This is excerpted from an "UN News" article initially published in March 2024:
Amid growing global concerns over alarming hunger spikes in conflict-affected communities and talk of intensifying levels of food insecurity possibly leading to famine, we looked into how – and when – a famine is classified.
World Food Programme (WFP) chief economist Arif Husain walked UN News through the process.
What is the threshold for famine?
Famine is essentially a technical term, referring to a population that faces widespread malnutrition and hunger-related deaths due to a lack of access to food.
“We say there is a famine when three conditions come together in a specific geographic area, whether a town, village, city, even a country,” WFP’s Mr. Husain explained.
-
At least 20 per cent of the population in that particular area are facing extreme levels of hunger;
-
30 per cent of the children in the same place are wasted, or too thin for their height; and
-
The death – or mortality – rate has doubled, from the average, surpassing two deaths per 10,000 daily for adults and four deaths per 10,000 daily for children.
“You can clearly see that in a way, famine is admission of collective failure,” he said. “We should act way before the famine, so people don’t starve, children are not wasted and people don’t die of hunger-related causes.”
How is hunger tracked?
Famines today are different than those experienced in the 1970s or 1980s, when drought was the main driver in Ethiopia and other nations, Mr. Husain told UN News, adding that years ago, when a famine occurred, “we could say, ‘I’m sorry. I did not know. If I had known, I would have done something about it.’”
“Today, we see crises in real time, so we cannot say we did not know,” he explained. “The onus is much higher today than it has ever been before.”

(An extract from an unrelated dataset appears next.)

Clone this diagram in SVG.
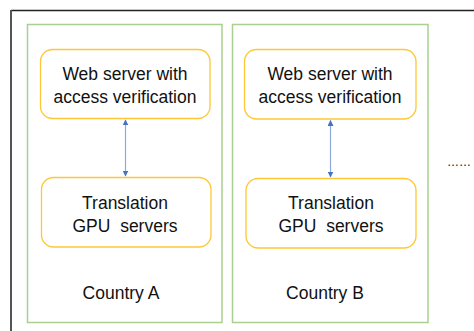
<svg xmlns="http://www.w3.org/2000/svg" width="474" height="331" viewBox="0 0 474 331">
<style>
.frame{fill:none;stroke:#222;stroke-width:1.5}
.left{fill:none;stroke:#555;stroke-width:2}
.country{fill:#fff;stroke:#A9D08E;stroke-width:1.5}
.srv{fill:#fff;stroke:#FFC735;stroke-width:1.3}
.t{font-family:"Liberation Sans",Arial,sans-serif;font-size:17.5px;fill:#111;text-anchor:middle;white-space:pre}
.link{stroke:#8EA9DB;stroke-width:1.2;fill:none;marker-start:url(#ah);marker-end:url(#ah)}
</style>
<defs>
<marker id="ah" viewBox="0 0 10 10" refX="9" refY="5" markerWidth="6" markerHeight="6" orient="auto-start-reverse" markerUnits="userSpaceOnUse">
<path d="M0,0 L10,5 L0,10 z" fill="#4472C4"/>
</marker>
</defs>
<rect width="474" height="331" fill="#fff"/>
<g id="outer">
<path class="frame" d="M11,10.5 H474"/>
<path class="left" d="M11,10 V331"/>
</g>
<g id="countryA">
<rect class="country" x="27.5" y="24.5" width="194.5" height="298"/>
<text class="t" x="121" y="299">Country A</text>
</g>
<g id="countryB">
<rect class="country" x="232.5" y="24.5" width="195.5" height="298"/>
<text class="t" x="325" y="299">Country B</text>
</g>
<g id="webA">
<rect class="srv" x="40.5" y="49.5" width="169.5" height="69" rx="12"/>
<text class="t" x="125" y="80">Web server with</text>
<text class="t" x="125" y="103">access verification</text>
</g>
<g id="gpuA">
<rect class="srv" x="41.5" y="177.5" width="169.5" height="69.5" rx="12"/>
<text class="t" x="125" y="209">Translation</text>
<text class="t" x="125" y="232" xml:space="preserve">GPU  servers</text>
</g>
<g id="webB">
<rect class="srv" x="244.5" y="49.5" width="171.5" height="69.5" rx="12"/>
<text class="t" x="330" y="80">Web server with</text>
<text class="t" x="330" y="103">access verification</text>
</g>
<g id="gpuB">
<rect class="srv" x="246" y="178.5" width="170" height="69.5" rx="12"/>
<text class="t" x="331" y="209">Translation</text>
<text class="t" x="331" y="232" xml:space="preserve">GPU  servers</text>
</g>
<g id="connectors">
<line class="link" x1="125.5" y1="120" x2="125.5" y2="176"/>
<line class="link" x1="330.5" y1="120.5" x2="330.5" y2="177"/>
</g>
<text x="459" y="166" class="t" style="font-size:12px">……</text>
</svg>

Climate-related food insecurity is now closely monitored thanks to a detailed tracking system used by international humanitarian agencies wherever they work, and today, famines or risks of one developing are now largely driven by conflict.
In the 21st century, climate-related famines have largely been averted thanks to an innovative tool to track acute hunger, developed during the crisis in Somalia in 2004 by the UN Food and Agriculture Organization (FAO) and now used by humanitarian agencies worldwide.
This initiative is called the Integrated Security Phase Classification.